Earlier this month, a judge from the Northern District of California allowed a putative class action suit to proceed against Facebook. In this case, the plaintiffs alleged Facebook collected and stored biometric data of individuals’ facial features for use in “tagging” friends in digital photographs. In rejecting Facebook’s attempt to dismiss the suit, the court found that Illinois’ Biometric Information Privacy Act (“BIPA”) applied in place of California law, and that BIPA does not categorically exclude from its scope all biometric information taken from digital photographs.

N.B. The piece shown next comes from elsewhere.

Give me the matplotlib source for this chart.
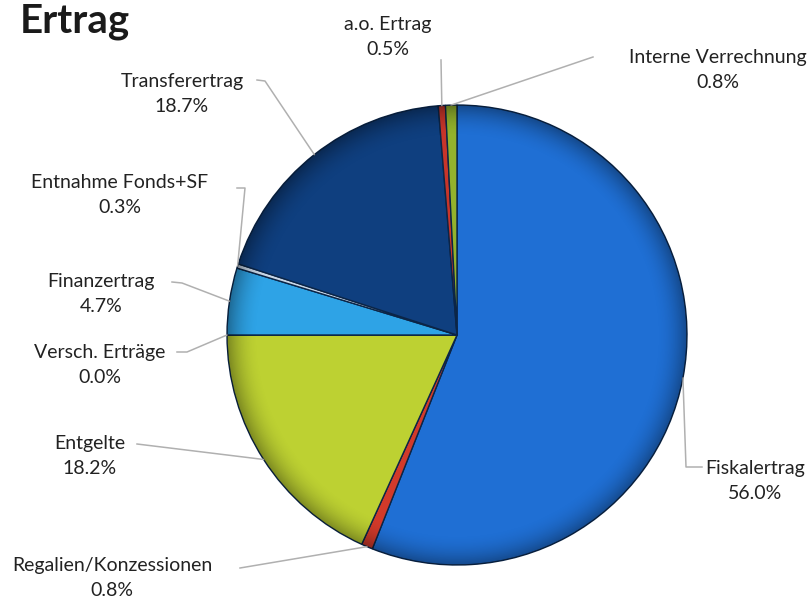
import matplotlib.pyplot as plt
import numpy as np
from matplotlib.patches import Circle

plt.rcParams['font.family'] = ['Lato', 'DejaVu Sans']

# data (clockwise from 12 o'clock)
labels = ['Fiskalertrag', 'Regalien/Konzessionen', 'Entgelte', 'Versch. Erträge',
          'Finanzertrag', 'Entnahme Fonds+SF', 'Transferertrag', 'a.o. Ertrag',
          'Interne Verrechnung']
values = [56.0, 0.8, 18.2, 0.0, 4.7, 0.3, 18.7, 0.5, 0.8]
colors = ['#1f6fd4', '#d23a2a', '#bdd132', '#9fb8d8', '#2ea3e6', '#c8d6e6',
          '#0f3f7f', '#c8352a', '#93b22c']

# layout in pixels (y from top)
W, H = 809, 599
cx, cy, r = 457, 335, 230
# text centre, leader start, elbow
text_pos = [(755, 481), (112, 578), (90, 456), (100, 365), (101, 294),
            (120, 195), (182, 94), (388, 37), (718, 70)]
lead_start = [(702, 467), (240, 568), (137, 444), (177, 352), (172, 282),
              (237, 188), (257, 80), (441, 60), (593, 57)]
lead_elbow = [(686, 467), None, None, (187, 352), (182, 283),
              (245, 188), (265, 81), None, None]

fig = plt.figure(figsize=(W / 100, H / 100), dpi=100)
ax = fig.add_axes([0, 0, 1, 1])

wedges, _ = ax.pie(values, colors=colors, startangle=90, counterclock=False,
                   center=(cx, H - cy), radius=r,
                   wedgeprops=dict(edgecolor='#0b2547', linewidth=1.0))

# soft rim shading for a bevelled look
yy, xx = np.mgrid[0:H, 0:W]
d = np.hypot(xx - cx, yy - cy) / r
shade = np.zeros((H, W, 4))
shade[..., 3] = np.clip((d - 0.86) / 0.14, 0, 1) ** 2 * 0.35
im = ax.imshow(shade, extent=(0, W, 0, H), origin='upper', zorder=3)
im.set_clip_path(Circle((cx, H - cy), r, transform=ax.transData))

total = sum(values)
cum = np.cumsum([0] + values)
for i, lab in enumerate(labels):
    mid = np.radians(360 * (cum[i] + cum[i + 1]) / 2 / total)
    ex, ey = cx + r * np.sin(mid), cy - r * np.cos(mid)
    pts = [lead_start[i]]
    if lead_elbow[i] is not None:
        pts.append(lead_elbow[i])
    pts.append((ex, ey))
    px = [p[0] for p in pts]
    py = [H - p[1] for p in pts]
    ax.plot(px, py, color='#b0b0b0', lw=1.1, zorder=1)
    tx, ty = text_pos[i]
    ax.text(tx, H - ty, f"{lab}\n{values[i]:.1f}%", ha='center', va='center',
            fontsize=14, color='#222222', linespacing=1.6)

ax.text(20, H - 22, 'Ertrag', fontsize=29, fontweight='bold', color='#1a1a1a',
        ha='left', va='center')

ax.set_xlim(0, W)
ax.set_ylim(0, H)
ax.set_aspect('equal')
ax.axis('off')

fig.savefig('out.png', dpi=100)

The case stems from Facebook’s “Tag Suggestions” program for digital photographs, which identifies individuals in an uploaded digital photograph based on the individuals’ facial features. Facebook users can utilize this program to easily “tag” their friends in photographs that are uploaded to the site. To generate this tagging ability, Facebook creates and stores digital representations of faces based on an individual’s unique “geometric relationship of facial features,” such as the distance between that individual’s eyes, nose, and ears. The named plaintiffs are Illinois residents who allege that Facebook took this facial biometric information in secret and without advance consent in violation of the Illinois BIPA, which is meant to protect citizens’ right to privacy in their personal biometric data against intrusive new technology. It therefore “regulat[es] the collection, use, safeguarding, handling, storage, retention, and destruction of biometric identifiers and information.” Under BIPA, regulated biometric identifiers can include a “scan of . . . face geometry.” The plaintiffs initially brought separate cases against Facebook in Illinois federal court in May 2015. The plaintiffs agreed to consolidate and transfer the cases to the Northern District of California.
In order for the case to move past the pleading stage, plaintiffs had to convince the California court that the Illinois BIPA should apply. A major hurdle against the plaintiffs’ argument was that the Facebook user agreement included a California choice-of-law provision. California has no statutory equivalent to BIPA that protects its citizens’ biometric information and the court refused to enforce the California choice-of-law provision. Categorizing the Illinois BIPA as a “fundamental policy,” the court found that enforcing California law would cause Illinois’ fundamental privacy policy to “be written out of existence.” Therefore, the court concluded that Illinois had a greater interest at stake in the outcome of this BIPA dispute, thus, overriding the parties’ express contractual choice.
In addition to the choice-of-law issue, Facebook also claimed that the Illinois BIPA does not apply to information derived from photographs and, as a result, the plaintiffs had failed to state a claim. In BIPA, the statute excludes from its scope biometric information taken from photographs, stating that “[b]iometric identifiers do not include writing samples, written signatures, photographs . . . .” Based on this language, Facebook argued that any biometric information taken from digital photographs was outside the statute’s scope. The court rejected this argument. Noting that the statute’s explicit purpose was to regulate newer technology like scans of facial geometry, the court held that the term photograph “is better understood to mean paper prints of photographs, not digitized images stored as a computer file and uploaded to the Internet.”